人間、死ぬことだけは避けようがない。棺桶に入った本人は、自分がどのような葬式を挙げられ送り出されているのか知る由もない。だから、送り出す側は精一杯の事をして最期(人生の締めくくり)を美しく飾ってあげたいと思うのだ。葬式を“去り逝く人を送り出す舞台”だとしたら山崎務演じる納棺師は、その主役である故人を最高の状態で舞台に送り出すコーディネーターといったところか…?物語は東京で挫折したチェロ奏者の本木雅弘演じる主人公が山形の生家に戻り、新しい人生を歩もうと職を探すところから始まる。求人広告に書かれていた「旅のお手伝い」を旅行会社と勘違いして、実は「旅立ちのお手伝い」で葬儀屋だったという下りは笑ってしまう。パンフレットによると本作は映画のために書かれた完全なオリジナルだという。2時間の制約された時間の中で様々な死とそれらに向き合う主人公の成長過程が奇をてらう事なく自然体で描かれている点がまず上手い!最初から最後まで、トーンを崩さずに見事なタイミングで主人公は様々な遺体とその家族と対面する。就職してから僅か3ヶ月の間に、すっかりプロの手際で、旅立ちのお手伝い役をこなしてしまうのも無理のない設定だ。

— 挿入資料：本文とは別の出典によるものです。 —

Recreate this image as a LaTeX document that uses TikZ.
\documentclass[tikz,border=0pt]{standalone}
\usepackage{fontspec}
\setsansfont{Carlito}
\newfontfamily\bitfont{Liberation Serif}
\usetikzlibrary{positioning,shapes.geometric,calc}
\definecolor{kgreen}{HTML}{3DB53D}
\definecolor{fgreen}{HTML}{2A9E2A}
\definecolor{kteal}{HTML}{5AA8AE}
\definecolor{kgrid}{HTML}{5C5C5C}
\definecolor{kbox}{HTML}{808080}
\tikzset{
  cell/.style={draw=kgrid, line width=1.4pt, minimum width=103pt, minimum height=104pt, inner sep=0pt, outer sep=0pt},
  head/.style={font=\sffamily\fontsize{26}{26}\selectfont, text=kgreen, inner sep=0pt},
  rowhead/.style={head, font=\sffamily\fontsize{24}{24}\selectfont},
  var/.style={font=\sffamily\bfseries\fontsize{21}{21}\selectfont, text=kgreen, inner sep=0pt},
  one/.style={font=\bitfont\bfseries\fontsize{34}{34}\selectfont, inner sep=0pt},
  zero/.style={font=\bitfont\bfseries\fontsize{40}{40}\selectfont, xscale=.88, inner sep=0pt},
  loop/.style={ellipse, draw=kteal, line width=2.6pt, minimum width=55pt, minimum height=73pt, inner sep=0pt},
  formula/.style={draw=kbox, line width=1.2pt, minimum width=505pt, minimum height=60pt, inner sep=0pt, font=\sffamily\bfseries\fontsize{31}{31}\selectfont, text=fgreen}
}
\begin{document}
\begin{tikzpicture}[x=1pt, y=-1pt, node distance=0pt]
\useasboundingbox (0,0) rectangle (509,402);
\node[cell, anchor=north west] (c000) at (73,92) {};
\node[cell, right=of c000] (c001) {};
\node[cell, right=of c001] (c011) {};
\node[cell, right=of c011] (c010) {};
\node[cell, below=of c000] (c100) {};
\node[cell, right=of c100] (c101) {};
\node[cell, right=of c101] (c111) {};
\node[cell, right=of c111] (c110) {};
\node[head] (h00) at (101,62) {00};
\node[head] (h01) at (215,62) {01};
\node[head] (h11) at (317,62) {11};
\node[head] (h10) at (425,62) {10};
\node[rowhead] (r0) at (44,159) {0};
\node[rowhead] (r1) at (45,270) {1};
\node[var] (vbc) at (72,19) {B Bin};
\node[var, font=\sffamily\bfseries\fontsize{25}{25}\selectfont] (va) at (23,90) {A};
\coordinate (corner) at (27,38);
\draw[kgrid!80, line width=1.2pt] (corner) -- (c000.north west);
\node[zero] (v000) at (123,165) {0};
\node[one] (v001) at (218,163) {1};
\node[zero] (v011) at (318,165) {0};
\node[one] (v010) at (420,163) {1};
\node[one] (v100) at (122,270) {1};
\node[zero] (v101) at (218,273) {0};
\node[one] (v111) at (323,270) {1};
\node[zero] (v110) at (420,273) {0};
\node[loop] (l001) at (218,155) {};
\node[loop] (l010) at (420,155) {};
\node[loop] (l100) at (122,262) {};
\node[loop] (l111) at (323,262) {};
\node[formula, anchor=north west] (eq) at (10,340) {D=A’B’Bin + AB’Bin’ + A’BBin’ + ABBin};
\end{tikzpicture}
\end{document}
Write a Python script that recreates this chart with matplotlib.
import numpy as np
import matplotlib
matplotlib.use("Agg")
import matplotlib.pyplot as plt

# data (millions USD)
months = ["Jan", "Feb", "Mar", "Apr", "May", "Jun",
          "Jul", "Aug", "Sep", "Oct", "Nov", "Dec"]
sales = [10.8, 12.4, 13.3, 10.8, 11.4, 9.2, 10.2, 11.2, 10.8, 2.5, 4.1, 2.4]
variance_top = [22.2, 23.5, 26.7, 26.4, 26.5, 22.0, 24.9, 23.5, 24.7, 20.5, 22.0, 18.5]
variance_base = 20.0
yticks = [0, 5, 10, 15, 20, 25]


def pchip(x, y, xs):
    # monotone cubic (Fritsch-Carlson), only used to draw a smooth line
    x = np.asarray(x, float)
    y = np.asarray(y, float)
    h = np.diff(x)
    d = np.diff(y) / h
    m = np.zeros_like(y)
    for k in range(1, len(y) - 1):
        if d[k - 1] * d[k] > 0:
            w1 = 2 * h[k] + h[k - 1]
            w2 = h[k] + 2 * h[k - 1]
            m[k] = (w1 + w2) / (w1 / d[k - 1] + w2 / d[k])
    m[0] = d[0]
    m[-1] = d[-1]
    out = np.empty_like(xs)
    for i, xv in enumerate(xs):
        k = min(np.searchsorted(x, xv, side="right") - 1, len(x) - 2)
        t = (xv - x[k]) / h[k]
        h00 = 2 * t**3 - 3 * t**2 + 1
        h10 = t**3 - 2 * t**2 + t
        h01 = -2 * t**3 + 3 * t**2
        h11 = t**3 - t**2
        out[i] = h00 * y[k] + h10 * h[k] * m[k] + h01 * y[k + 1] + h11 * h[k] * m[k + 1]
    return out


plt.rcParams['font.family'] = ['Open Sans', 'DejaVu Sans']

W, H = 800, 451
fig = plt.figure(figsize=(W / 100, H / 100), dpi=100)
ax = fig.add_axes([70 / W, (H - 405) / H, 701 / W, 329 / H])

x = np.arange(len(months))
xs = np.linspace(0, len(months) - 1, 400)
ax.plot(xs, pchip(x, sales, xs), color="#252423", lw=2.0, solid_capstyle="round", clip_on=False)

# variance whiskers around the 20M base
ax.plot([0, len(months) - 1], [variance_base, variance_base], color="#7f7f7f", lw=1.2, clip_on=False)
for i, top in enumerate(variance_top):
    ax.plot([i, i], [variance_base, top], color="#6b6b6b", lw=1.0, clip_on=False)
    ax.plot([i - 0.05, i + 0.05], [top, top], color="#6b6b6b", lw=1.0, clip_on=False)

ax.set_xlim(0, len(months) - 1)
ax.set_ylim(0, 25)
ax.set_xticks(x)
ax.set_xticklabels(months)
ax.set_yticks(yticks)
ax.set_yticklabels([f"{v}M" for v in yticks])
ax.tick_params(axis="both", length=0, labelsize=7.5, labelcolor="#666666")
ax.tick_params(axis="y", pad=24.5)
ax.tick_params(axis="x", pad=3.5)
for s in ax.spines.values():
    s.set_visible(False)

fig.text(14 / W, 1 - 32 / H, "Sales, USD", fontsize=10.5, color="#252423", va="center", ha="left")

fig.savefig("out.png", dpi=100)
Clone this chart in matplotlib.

中でも印象に残るのは、5分遅れた彼らに「お前ら人の不幸でメシ食ってんだろう!」と、妻に先立たれた夫がやり場のない怒りをぶつけるシーンだ。しかし、彼らが妻の遺体に頬紅を入れて生前故人が使っていた口紅をさす様子を見ていた夫は、そこで初めて亡き妻がどの様に化粧をしていたのか…今まで見た事のなかった妻の姿を納棺師の仕事を通じて知るのだ。帰り際に「ありがとうございました」と頭を下げる夫の姿に共感を覚える。その夫を演じた山田辰男が実にイイ演技を披露してくれた。感謝してくれる遺族の一方で、友人や妻の反応は冷たい。前述した遺族の台詞が象徴している通り納棺師は、「人の死を商売にしている」という認識しか持っていない。外国人から見ると日本人程、葬式を忌まわしく思っている民族はいないというが、それは間違いないだろう。お通夜から帰った「お清めの塩」がそのいい例だ。主人公が1千万もするチェロを買ってた事を隠していても、突然田舎に戻ろうと言い出しても怒らず着いてきた妻ですら、納棺師だった事を知るや否や「汚らわしい!」と吐き捨てるように夫の職業を罵倒する(ちなみにこのシーンにおける広末涼子の演技は最高だ)。しかし、友人の母親の急逝によって彼らの考えが一転するのは、滝田洋二郎監督の確信犯的な緻密な計算の上に成り立った構成の妙だ。主人公は鮮やかな手際で友人の母親に白装束を着せて最後に、いつも身につけていたスカーフを首に巻いてあげる。静まり返った部屋に広がる優しさを見事に表現したシーンだ。死者に対して敬意をはらい、納棺という儀式を崇高な位にまで高める納棺師…その職業に反対していた妻が「夫は納棺師なんです」と自信に満ちた表情で言うラストで映画を締めくくってしまう滝田監督に最後の最後まで泣かされ通しだった。
「人生最後の買い物は他人が決めるのよ」事務所にずらりと並んだ棺桶。数万円からうん十万円の物まで…余喜美子演じる事務員が説明しながら言うセリフ。確かに…(合唱)。